L’imposition de tarifs à l’importation de l’énergie russe pourrait offrir un levier à l’Union européenne (UE) pour réduire les gains financiers de Moscou en lien avec son exportation de pétrole et de gaz et lui permettre de réagir de façon flexible aux actions guerrières du Kremlin en Ukraine. Voilà du moins ce qu’affirment un groupe d’économistes du groupe de réflexion Bruegel et des Universités de Harvard et de Cologne dans une lettre publiée dans Science.
Plus important exportateur mondial de combustibles fossiles, la Russie tire une bonne partie de ses revenus en devises étrangères de l’industrie de l’énergie, ce qui sert à stabiliser son économie et son gouvernement, rappellent les spécialistes.
De son côté, l’UE est le principal acheteur des exportations de combustibles fossiles russes, avec 75 % du gaz et 50 % du pétrole produits par Moscou. Puisque l’approvisionnement de cette énergie est directement lié aux infrastructures de transport, comme les oléoducs et les pipelines, la Russie ne serait pas en mesure de trouver rapidement de nouveaux clients, comme l’Inde ou la Chine, au cas où l’Europe imposerait un embargo sur ces exportations. Dans le domaine économique, indiquent les chercheurs, cette situation est décrite comme un cas d’offre non élastique.
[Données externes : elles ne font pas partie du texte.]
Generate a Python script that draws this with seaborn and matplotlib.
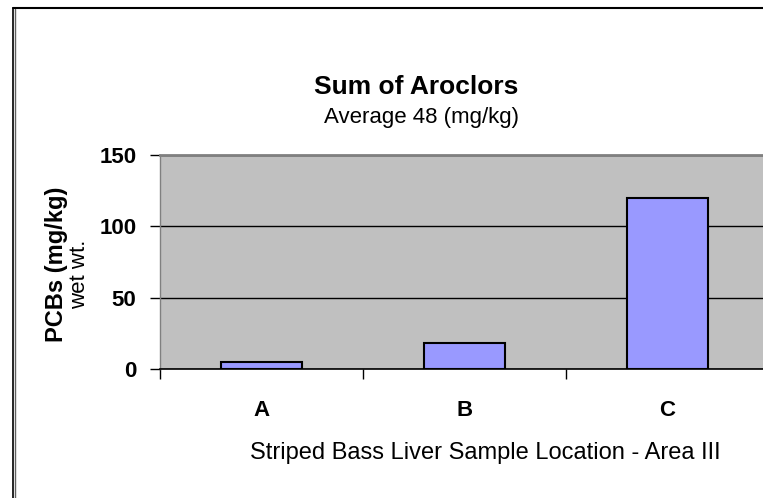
import matplotlib
matplotlib.use('Agg')
import matplotlib.pyplot as plt
import seaborn as sns
import pandas as pd
from matplotlib.lines import Line2D

# data
locations = ['A', 'B', 'C']
pcb_values = [5, 18, 120]
y_ticks = [0, 50, 100, 150]

df = pd.DataFrame({'location': locations, 'pcbs': pcb_values})

sns.set_style('white')
plt.rcParams['font.family'] = ['Liberation Sans', 'DejaVu Sans']
plt.rcParams['text.color'] = 'black'
plt.rcParams['xtick.color'] = 'black'
plt.rcParams['ytick.color'] = 'black'

W, H = 763, 498
fig = plt.figure(figsize=(W / 100, H / 100), dpi=100)

# plot area runs a little past the right edge of the picture
ax = fig.add_axes([160 / W, 1 - 369 / H, 609 / W, 214 / H])
ax.set_facecolor('#C0C0C0')

sns.barplot(data=df, x='location', y='pcbs', color='#9999FF', saturation=1,
            width=0.4, edgecolor='black', linewidth=1.5, ax=ax, zorder=3)

ax.set_xlim(-0.5, 2.5)
ax.set_ylim(0, 150)
ax.set_xlabel('')
ax.set_ylabel('')

# gridlines
ax.yaxis.grid(True, color='black', linewidth=1)
ax.set_axisbelow(True)

# y axis
ax.set_yticks(y_ticks)
ax.set_yticklabels([str(t) for t in y_ticks], fontsize=16, fontweight='bold')
ax.tick_params(axis='y', length=7, width=1, color='black', direction='out', pad=10, left=True)

# x axis: labels centred, ticks between categories
ax.set_xticks(range(len(locations)))
ax.set_xticklabels(locations, fontsize=16, fontweight='bold')
ax.set_xticks([-0.5, 0.5, 1.5, 2.5], minor=True)
ax.tick_params(axis='x', which='major', length=0, pad=22)
ax.tick_params(axis='x', which='minor', length=7, width=1, color='black', direction='out', bottom=True)

for side in ['top', 'left']:
    ax.spines[side].set_color('#808080')
ax.spines['top'].set_linewidth(2)
ax.spines['left'].set_linewidth(1)
ax.spines['bottom'].set_color('black')
ax.spines['bottom'].set_linewidth(1.2)
ax.spines['right'].set_visible(False)

# titles and labels
fig.text(416 / W, 1 - 87 / H, 'Sum of Aroclors', fontsize=19, fontweight='bold',
         ha='center', va='center')
fig.text(422 / W, 1 - 117 / H, 'Average 48 (mg/kg)', fontsize=16,
         ha='center', va='center')
fig.text(56 / W, 1 - 264 / H, 'PCBs (mg/kg)', fontsize=17, fontweight='bold',
         rotation=90, ha='center', va='center')
fig.text(80 / W, 1 - 274 / H, 'wet wt.', fontsize=16,
         rotation=90, ha='center', va='center')
fig.text(485 / W, 1 - 453 / H, 'Striped Bass Liver Sample Location - Area III',
         fontsize=17, ha='center', va='center')

# chart area border (cut off at right and bottom)
fig.add_artist(Line2D([13 / W, 13 / W], [0, 1 - 8 / H], color='black', lw=1.2,
                      transform=fig.transFigure))
fig.add_artist(Line2D([15.5 / W, 15.5 / W], [0, 1 - 9 / H], color='#606060', lw=1,
                      transform=fig.transFigure))
fig.add_artist(Line2D([13 / W, 1], [1 - 8.5 / H, 1 - 8.5 / H], color='black', lw=1.5,
                      transform=fig.transFigure))

fig.savefig('out.png', dpi=100)
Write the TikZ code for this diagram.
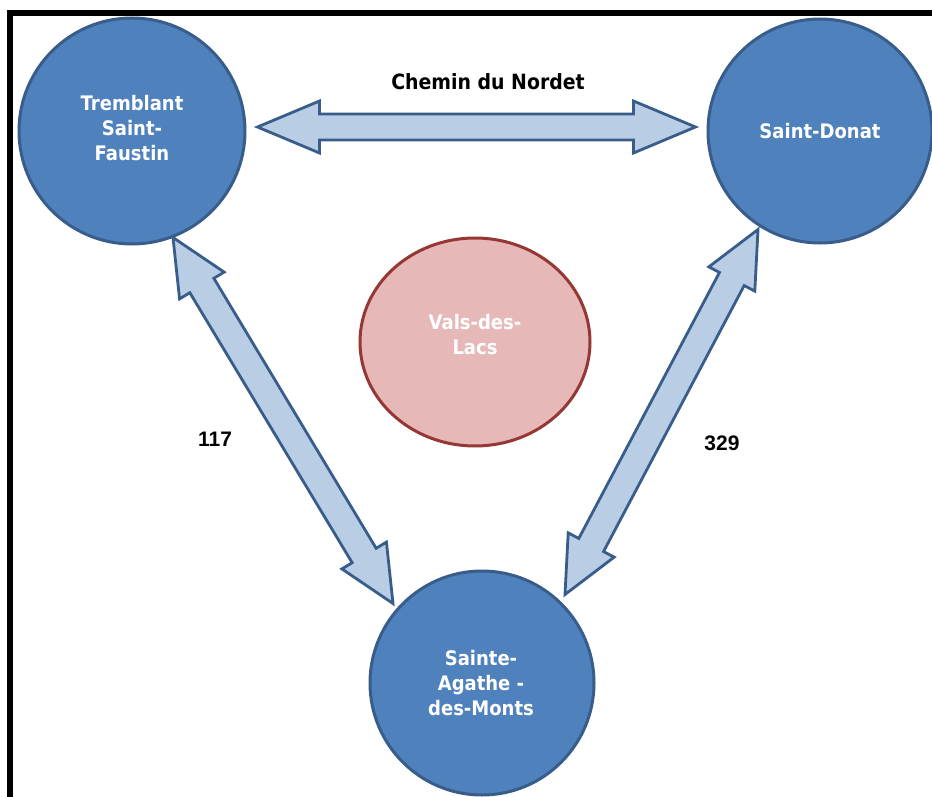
\documentclass[tikz,border=0pt]{standalone}
\usepackage{fontspec}
\setmainfont{DejaVu Sans}[FakeStretch=0.9]
\newfontfamily\arialf{Liberation Sans}
\usetikzlibrary{calc,shapes.geometric}
\definecolor{cblue}{HTML}{4F81BD}
\definecolor{cblueline}{HTML}{385D8A}
\definecolor{afill}{HTML}{B9CDE5}
\definecolor{pfill}{HTML}{E6B9B8}
\definecolor{pline}{HTML}{953735}
\tikzset{
  bluec/.style={circle, draw=cblueline, fill=cblue, line width=3pt, inner sep=0pt},
  pinkc/.style={ellipse, draw=pline, fill=pfill, line width=3pt, inner sep=0pt},
  ctext/.style={text=white, align=center, font=\bfseries\fontsize{20}{25}\selectfont},
  arrowstyle/.style={draw=cblueline, fill=afill, line width=2.8pt, line join=miter},
  roadlabel/.style={text=black, font=\bfseries\fontsize{21}{24}\selectfont},
  numlabel/.style={text=black, font=\arialf\bfseries\fontsize{21}{22}\selectfont},
}
% #1,#2 tips; #3 head length; #4 head half width; #5 shaft half width
\newcommand\dblarrow[5]{%
  \path coordinate (h1) at ($(#1)!#3!(#2)$) coordinate (h2) at ($(#2)!#3!(#1)$);
  \draw[arrowstyle] (#1)
    -- ($(h1)!#4!90:(#2)$) -- ($(h1)!#5!90:(#2)$)
    -- ($(h2)!#5!-90:(#1)$) -- ($(h2)!#4!-90:(#1)$)
    -- (#2)
    -- ($(h2)!#4!90:(#1)$) -- ($(h2)!#5!90:(#1)$)
    -- ($(h1)!#5!-90:(#2)$) -- ($(h1)!#4!-90:(#2)$)
    -- cycle;
}
\begin{document}
\begin{tikzpicture}[x=1pt,y=-1pt]
\useasboundingbox (0,0) rectangle (932,797);
\fill[white] (0,0) rectangle (932,797);
% frame
\fill[black] (7,10) rectangle (13,797);
\fill[black] (7,10) rectangle (932,16);
% nodes
\node[bluec, minimum size=226pt] (tf) at (132,131) {};
\node[bluec, minimum size=224pt] (sd) at (820,131) {};
\node[bluec, minimum size=224pt] (sa) at (482,683) {};
\node[pinkc, minimum width=230pt, minimum height=208pt] (vl) at (475,342) {};
\node[ctext] (tft) at (132,128) {Tremblant\\Saint-\\Faustin};
\node[ctext] (sdt) at (820,131) {Saint-Donat};
\node[ctext] (sat) at (481,683) {Sainte-\\Agathe -\\des-Monts};
\node[ctext] (vlt) at (475,335) {Vals-des-\\Lacs};
% arrow tips
\coordinate (a1) at ($(tf.east)+(11,-4)$);
\coordinate (a2) at ($(sd.west)+(-11,-4)$);
\coordinate (b1) at ($(tf.south)+(41,-8)$);
\coordinate (b2) at ($(sa.north)+(-89,34)$);
\coordinate (c1) at ($(sd.south)+(-62,-15)$);
\coordinate (c2) at ($(sa.north)+(83,25)$);
\dblarrow{a1}{a2}{62pt}{26pt}{13pt}
\dblarrow{b1}{b2}{56pt}{26pt}{14pt}
\dblarrow{c1}{c2}{56pt}{26pt}{14pt}
% labels
\node[roadlabel] (road) at (488,82) {Chemin du Nordet};
\node[numlabel] (n117) at (215,439) {117};
\node[numlabel] (n329) at (722,443) {329};
\end{tikzpicture}
\end{document}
Mais plusieurs États membres de l’UE ont aussi besoin de temps pour casser cette dépendance envers le pétrole et le gaz russes. Dans ce contexte, l’équipe d’économistes propose d’imposer des tarifs douaniers flexibles, qui réduiraient les revenus de la Russie liés à l’exportation d’énergie, sans nécessairement stopper l’afflux de cette dernière. De plus, il serait plus facile, pour les membres de l’UE, de s’entendre sur une telle mesure que d’aller de l’avant avec un gel complet des importations, estiment encore les chercheurs.
« L’un des principaux avantages de ces tarifs à l’importation serait le fait qu’ils peuvent être adaptés de façon flexible et stratégique aux dynamiques économiques et politiques du conflit », juge le Dr Axel Ockenfels, professeur à l’Université de Cologne, et l’un des auteurs de l’étude.
« De plus, de tels tarifs pourraient être un outil très utile dans le cadre de nos efforts à moyen et à long terme pour devenir plus indépendants par rapport au pétrole et gaz russes. »
Le Dr Ockenfels et ses deux coauteurs ont par ailleurs proposé d’offrir des incitatifs financiers plus importants, à court terme, pour développer les sources d’énergie visant à remplacer le pétrole et le gaz en Europe, ce qui ferait baisser la demande. Toujours au dire des chercheurs, il est tout à fait possible d’adopter une « stratégie énergétique audacieuse » en Europe, afin de priver la Russie de sa base financière lui permettant de mener sa guerre en Ukraine.